> Task instructions: Every line below should be copied exactly; drop the pictures.
—————
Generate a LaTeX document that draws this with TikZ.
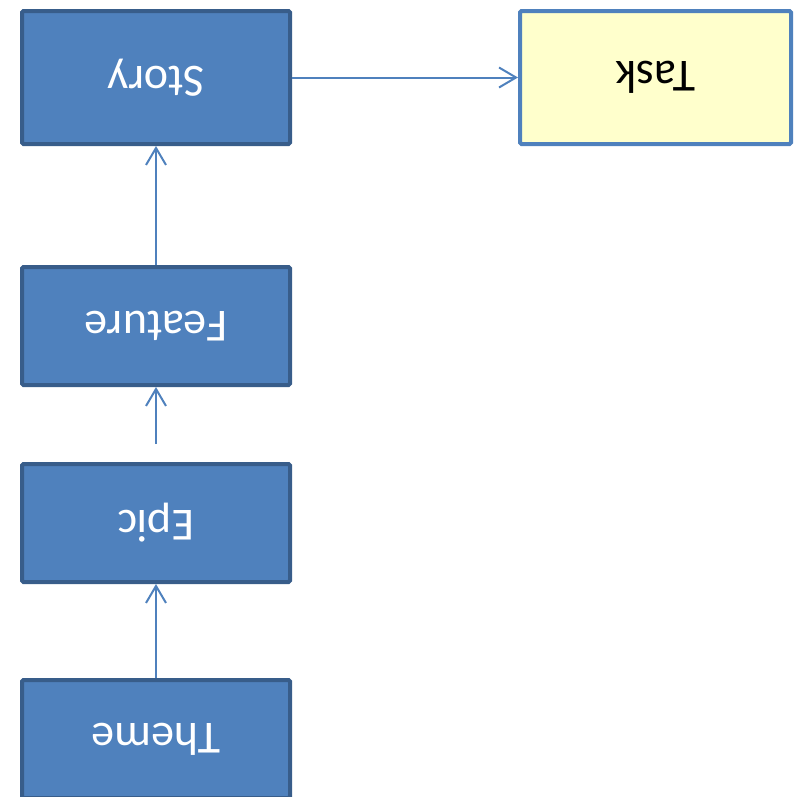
\documentclass[tikz,border=0pt]{standalone}
\usepackage{fontspec}
\setmainfont{Carlito}
\usetikzlibrary{arrows.meta}
\definecolor{boxfill}{HTML}{4F81BD}
\definecolor{boxline}{HTML}{385D8A}
\definecolor{taskfill}{HTML}{FFFFCC}
\tikzstyle{block}=[rectangle,fill=boxfill,draw=boxline,line width=4pt,rounded corners=1.5pt,text=white,font=\fontsize{46}{50}\selectfont,rotate=180,inner sep=0pt]
\tikzstyle{taskblock}=[block,fill=taskfill,draw=boxfill,text=black]
\tikzstyle{edge}=[draw,line width=2pt,boxfill,-{Straight Barb[length=17pt,width=20pt]}]

\begin{document}
\begin{tikzpicture}[x=1pt,y=-1pt]
    \useasboundingbox (0,0) rectangle (800,796);

    \foreach \pos/\name/\h in {{(156,77.5)/Story/133},{(156,326)/Feature/118},{(156,523)/Epic/118},{(156,739)/Theme/118}}
        \node[block,minimum width=268pt,minimum height=\h pt] (\name) at \pos {\name};
    \node[taskblock,minimum width=271pt,minimum height=133pt] (Task) at (655.5,77.5) {Task};

    % Connect the levels from bottom to top
    \foreach \source/\dest in {Theme/Epic, Feature/Story, Story/Task}
        \path[edge] (\source) -- (\dest);
    \path[edge,shorten <=18pt] (Epic) -- (Feature);
\end{tikzpicture}
\end{document}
—————
> Full output:
Generate a LaTeX document that draws this with TikZ.
\documentclass[tikz,border=0pt]{standalone}
\usepackage{fontspec}
\setmainfont{Carlito}
\usetikzlibrary{arrows.meta}
\definecolor{boxfill}{HTML}{4F81BD}
\definecolor{boxline}{HTML}{385D8A}
\definecolor{taskfill}{HTML}{FFFFCC}
\tikzstyle{block}=[rectangle,fill=boxfill,draw=boxline,line width=4pt,rounded corners=1.5pt,text=white,font=\fontsize{46}{50}\selectfont,rotate=180,inner sep=0pt]
\tikzstyle{taskblock}=[block,fill=taskfill,draw=boxfill,text=black]
\tikzstyle{edge}=[draw,line width=2pt,boxfill,-{Straight Barb[length=17pt,width=20pt]}]

\begin{document}
\begin{tikzpicture}[x=1pt,y=-1pt]
    \useasboundingbox (0,0) rectangle (800,796);

    \foreach \pos/\name/\h in {{(156,77.5)/Story/133},{(156,326)/Feature/118},{(156,523)/Epic/118},{(156,739)/Theme/118}}
        \node[block,minimum width=268pt,minimum height=\h pt] (\name) at \pos {\name};
    \node[taskblock,minimum width=271pt,minimum height=133pt] (Task) at (655.5,77.5) {Task};

    % Connect the levels from bottom to top
    \foreach \source/\dest in {Theme/Epic, Feature/Story, Story/Task}
        \path[edge] (\source) -- (\dest);
    \path[edge,shorten <=18pt] (Epic) -- (Feature);
\end{tikzpicture}
\end{document}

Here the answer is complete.